The entire process from start to finish lasted a half hour. You read right. Thirty minutes to unravel all the possessions acquired over the space of five years.
In a strange twist of parting gifts, I even ended up with her car, now dubbed The Black Widow. Talk about parting gifts. I went for the box on the floor and ended up the car behind the curtain.
To be fair, my own car had gone to a good cause, me figuring that this game we played would never end so I didn’t need the Windstar any longer. So the Saturn was kind of the consolation prize in that regard.
While this story seems astounding enough, it pales in comparison to the fact I had already played Let’s Make a Deal when I left Washington. There was only so much room in the Windstar and only so much money to pack and ship things to Florida.
It’s funny how your choices change when you have to limit your options. Suddenly, things that seemed so important seem so unimportant. For example, coming back to Seattle, I had a lovely steamer trunk that I had moved everywhere in my life, from White Center to West Seattle to Port Orchard to Orlando to Melbourne to Vero Beach. It stayed in Vero Beach.
Shipping parting gifts by the pound also affects your choices. At a buck a pound, you have to be very deliberate about the gifts you haul cross country. The steamer trunk would have cost $75 (a buck a pound roughly) so it didn’t pass muster. I had only paid $60 for it originally.

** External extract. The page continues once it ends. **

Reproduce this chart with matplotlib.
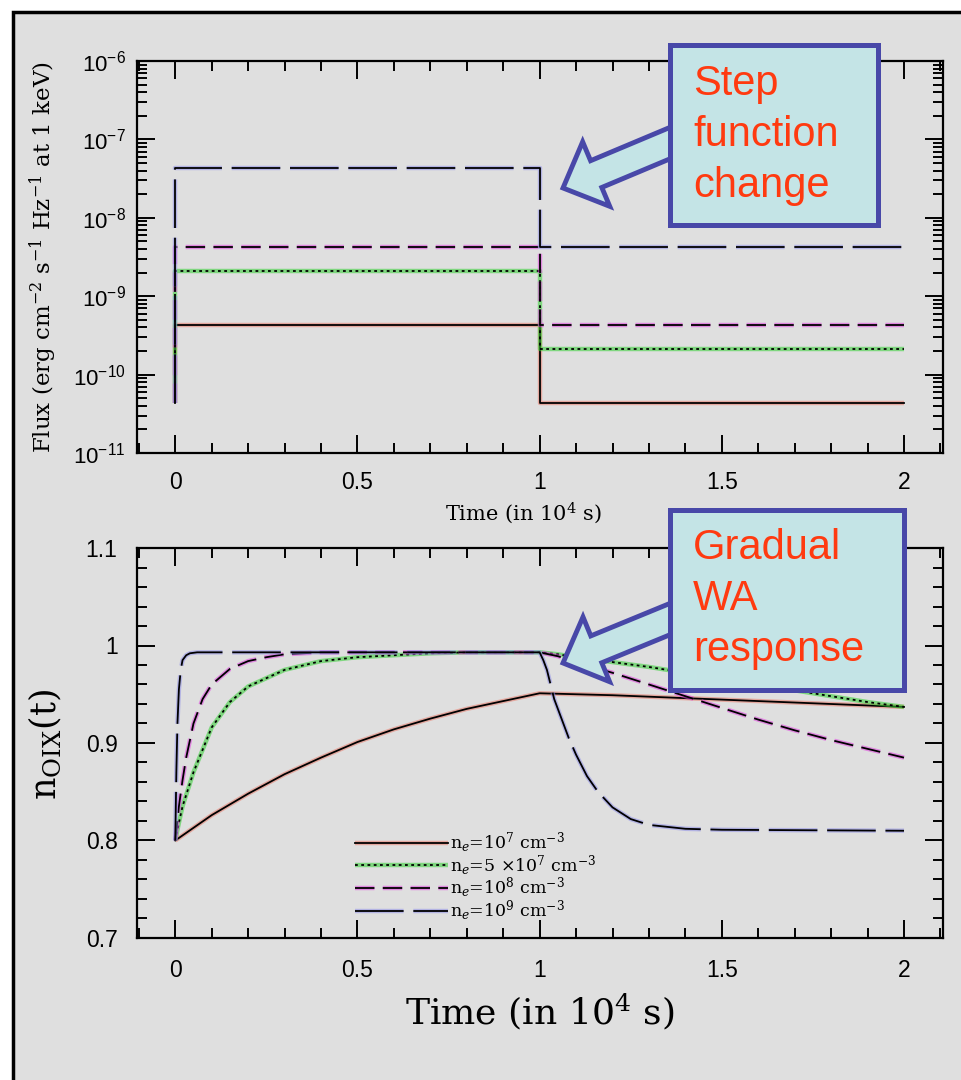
import matplotlib
matplotlib.use('Agg')
import matplotlib.pyplot as plt
from matplotlib.patches import Rectangle, FancyArrow
from matplotlib.ticker import MultipleLocator, FuncFormatter, LogLocator, NullFormatter
from matplotlib.legend_handler import HandlerTuple

plt.rcParams['font.family'] = ['Liberation Sans', 'DejaVu Sans']
plt.rcParams['mathtext.fontset'] = 'dejavuserif'
plt.rcParams['lines.scale_dashes'] = False

# --- top panel: ionizing flux, step function (t in 1e4 s)
flux_t = [0, 0, 1, 1, 2]
flux_1e7 = [4.4e-11, 4.3e-10, 4.3e-10, 4.4e-11, 4.4e-11]
flux_5e7 = [4.4e-11, 2.1e-9, 2.1e-9, 2.15e-10, 2.15e-10]
flux_1e8 = [4.4e-11, 4.3e-9, 4.3e-9, 4.3e-10, 4.3e-10]
flux_1e9 = [4.4e-11, 4.3e-8, 4.3e-8, 4.3e-9, 4.3e-9]

# --- bottom panel: n_OIX(t) response
t_1e7 = [0, 0.05, 0.1, 0.2, 0.3, 0.4, 0.5, 0.6, 0.7, 0.8, 0.9, 1.0,
         1.1, 1.2, 1.4, 1.6, 1.8, 2.0]
n_1e7 = [0.800, 0.813, 0.826, 0.848, 0.868, 0.885, 0.901, 0.914, 0.925, 0.935,
         0.943, 0.951, 0.950, 0.949, 0.946, 0.943, 0.940, 0.937]

t_5e7 = [0, 0.01, 0.02, 0.05, 0.1, 0.15, 0.2, 0.3, 0.4, 0.5, 0.6, 0.7, 0.8,
         1.0, 1.05, 1.1, 1.2, 1.3, 1.4, 1.5, 1.6, 1.7, 1.8, 1.9, 2.0]
n_5e7 = [0.800, 0.818, 0.835, 0.870, 0.916, 0.942, 0.958, 0.975, 0.984, 0.988,
         0.990, 0.992, 0.993, 0.993, 0.991, 0.988, 0.983, 0.978, 0.972, 0.966,
         0.960, 0.954, 0.948, 0.942, 0.937]

t_1e8 = [0, 0.01, 0.02, 0.03, 0.05, 0.075, 0.1, 0.15, 0.2, 0.25, 0.3, 0.4, 0.5,
         1.0, 1.05, 1.1, 1.2, 1.3, 1.4, 1.5, 1.6, 1.7, 1.8, 1.9, 2.0]
n_1e8 = [0.800, 0.835, 0.862, 0.885, 0.920, 0.945, 0.960, 0.976, 0.984, 0.988,
         0.991, 0.993, 0.993, 0.993, 0.989, 0.983, 0.972, 0.960, 0.948, 0.936,
         0.924, 0.913, 0.903, 0.894, 0.885]

t_1e9 = [0, 0.003, 0.006, 0.01, 0.015, 0.02, 0.03, 0.04, 0.06, 1.0, 1.01, 1.02,
         1.04, 1.06, 1.08, 1.1, 1.13, 1.16, 1.2, 1.25, 1.3, 1.4, 1.5, 2.0]
n_1e9 = [0.800, 0.870, 0.920, 0.955, 0.975, 0.985, 0.990, 0.992, 0.993, 0.993,
         0.985, 0.975, 0.945, 0.925, 0.905, 0.888, 0.866, 0.850, 0.834, 0.822,
         0.816, 0.812, 0.811, 0.810]

labels = [r'n$_e$=10$^7$ cm$^{-3}$', r'n$_e$=5 $\times$10$^7$ cm$^{-3}$',
          r'n$_e$=10$^8$ cm$^{-3}$', r'n$_e$=10$^9$ cm$^{-3}$']

# underlay colour, dash pattern of the black line
DOT = (0, (2, 2.5))
styles = [
    ('#e87a6a', '-'),
    ('#30d030', DOT),
    ('#e040e0', (0, (14, 6))),
    ('#9090e8', (0, (35, 7))),
]

W, H = 961, 1080
fig = plt.figure(figsize=(W / 100, H / 100), dpi=100, facecolor='white')

# grey slide background with black left/top border
fig.add_artist(Rectangle((13 / W, -0.05), 1.2, 1.05 - 12 / H, transform=fig.transFigure,
                         fc='#dfdfdf', ec='black', lw=2.5, zorder=-5))

ax1 = fig.add_axes([137 / W, 1 - 453 / H, 806 / W, 392 / H])
ax2 = fig.add_axes([137 / W, 1 - 938 / H, 806 / W, 390 / H])


def draw(ax, x, y, col, ls, lw=1.3):
    under, = ax.plot(x, y, color=col, lw=3.2, alpha=0.55, ls='-' if ls == DOT else ls,
                     solid_capstyle='butt')
    top, = ax.plot(x, y, color='black', lw=lw, ls=ls)
    return (under, top)


for (col, ls), f in zip(styles, [flux_1e7, flux_5e7, flux_1e8, flux_1e9]):
    draw(ax1, flux_t, f, col, ls)

handles = []
for (col, ls), tt, nn in zip(styles, [t_1e7, t_5e7, t_1e8, t_1e9],
                             [n_1e7, n_5e7, n_1e8, n_1e9]):
    handles.append(draw(ax2, tt, nn, col, ls))

fmt = FuncFormatter(lambda v, p: '%g' % v)
for ax in (ax1, ax2):
    ax.set_facecolor('none')
    ax.set_xlim(-0.105, 2.107)
    ax.xaxis.set_major_locator(MultipleLocator(0.5))
    ax.xaxis.set_minor_locator(MultipleLocator(0.1))
    ax.xaxis.set_major_formatter(fmt)
    ax.tick_params(which='both', direction='in', top=True, right=True, width=1.4,
                   labelsize=16.5)
    ax.tick_params(which='major', length=13)
    ax.tick_params(which='minor', length=7)
    for s in ax.spines.values():
        s.set_linewidth(1.6)

ax1.set_yscale('log')
ax1.set_ylim(1e-11, 1e-6)
ax1.yaxis.set_major_locator(LogLocator(base=10, numticks=10))
ax1.yaxis.set_minor_locator(LogLocator(base=10, subs=range(2, 10), numticks=20))
ax1.yaxis.set_minor_formatter(NullFormatter())
ax1.tick_params(axis='x', pad=13)
ax1.tick_params(axis='y', pad=8, labelsize=16)

ax2.set_ylim(0.7, 1.1)
ax2.yaxis.set_major_locator(MultipleLocator(0.1))
ax2.yaxis.set_minor_locator(MultipleLocator(0.02))
ax2.yaxis.set_major_formatter(fmt)
ax2.tick_params(axis='x', pad=15)
ax2.tick_params(axis='y', pad=14)

fig.text(523 / W, 1 - 513 / H, r'Time (in 10$^4$ s)', ha='center', va='center',
         family='DejaVu Serif', fontsize=15)
fig.text(43 / W, 1 - 257 / H, r'Flux (erg cm$^{-2}$ s$^{-1}$ Hz$^{-1}$ at 1 keV)',
         rotation=90, ha='center', va='center', family='DejaVu Serif', fontsize=16.5)
fig.text(540 / W, 1 - 1012 / H, r'Time (in 10$^4$ s)', ha='center', va='center',
         family='DejaVu Serif', fontsize=26)
fig.text(45 / W, 1 - 745 / H, r'n$_{\rm OIX}$(t)', rotation=90, ha='center', va='center',
         family='DejaVu Serif', fontsize=25)

ax2.legend(handles, labels, handler_map={tuple: HandlerTuple(ndivide=1)},
           loc='upper left', bbox_to_anchor=(0.27, 0.275), frameon=False,
           handlelength=5.4, handletextpad=0.1, labelspacing=-0.12, borderpad=0,
           borderaxespad=0, prop={'family': 'DejaVu Serif', 'size': 12.5})

# callout boxes with block arrows (pixel geometry in inches)
box_fc, box_ec, txt_c = '#c4e4e6', '#4848a8', '#ff3a10'
inch = fig.dpi_scale_trans
for (bx0, by0, bx1, by1), (tail_y, tip), text, tx, ty in [
        ((670, 45, 878, 225), (141, (563, 188)), 'Step\nfunction\nchange', 693, 64),
        ((670, 510, 904, 690), (617, (563, 663)), 'Gradual\nWA\nresponse', 693, 528)]:
    x0, y0 = 675 / 100, (H - tail_y) / 100
    fig.add_artist(FancyArrow(x0, y0, tip[0] / 100 - x0, (H - tip[1]) / 100 - y0,
                              width=0.29, head_width=0.70, head_length=0.36,
                              length_includes_head=True, transform=inch,
                              fc=box_fc, ec=box_ec, lw=3.5, zorder=4, joinstyle='miter'))
    fig.add_artist(Rectangle((bx0 / 100, (H - by1) / 100), (bx1 - bx0) / 100, (by1 - by0) / 100,
                             transform=inch, fc=box_fc, ec=box_ec, lw=3.6, zorder=5))
    fig.text(tx / W, 1 - ty / H, text, ha='left', va='top', color=txt_c,
             family='Liberation Sans', fontsize=30, linespacing=1.35, zorder=6)

fig.savefig('out.png', dpi=100, facecolor=fig.get_facecolor())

I really miss that steamer trunk now. I could have easily left behind the lamps. They weren’t really my favorites to begin with. I’m sure not why I traded the trunk for the lamps, but such are the parting gifts we receive in life.
As I look around my abode, I think about where all this stuff came from. As I said, I went to Florida with nothing and paid about $5,000 to bring all the stuff back that I acquired there (including the Black Widow). That’s a lot of dough, especially for stuff that wasn’t necessarily mine to begin with.
I guess that’s the way it is with parting gifts. Sometimes you end up with the brand new livingroom set behind Door #2. Other times you end up getting Zonked, ending up with a llama instead. And yes, that was really a Zonk once on Let’s Make a Deal.*
I guess we all end up with a parting gift or two along the way. Fortunately, I didn’t get Zonked. Unless you count ending up in Florida in the first place. Then I got totally Zonked.
In the Emerald City, glad I unloaded that horse head I was initially dealt,
– Robb
* In case you’re wondering, you really do win the Zonk on Let’s Make a Deal. You are then offered a $100 consolation prize to trade it back in. A little trivia for ya to make reading this worthwhile.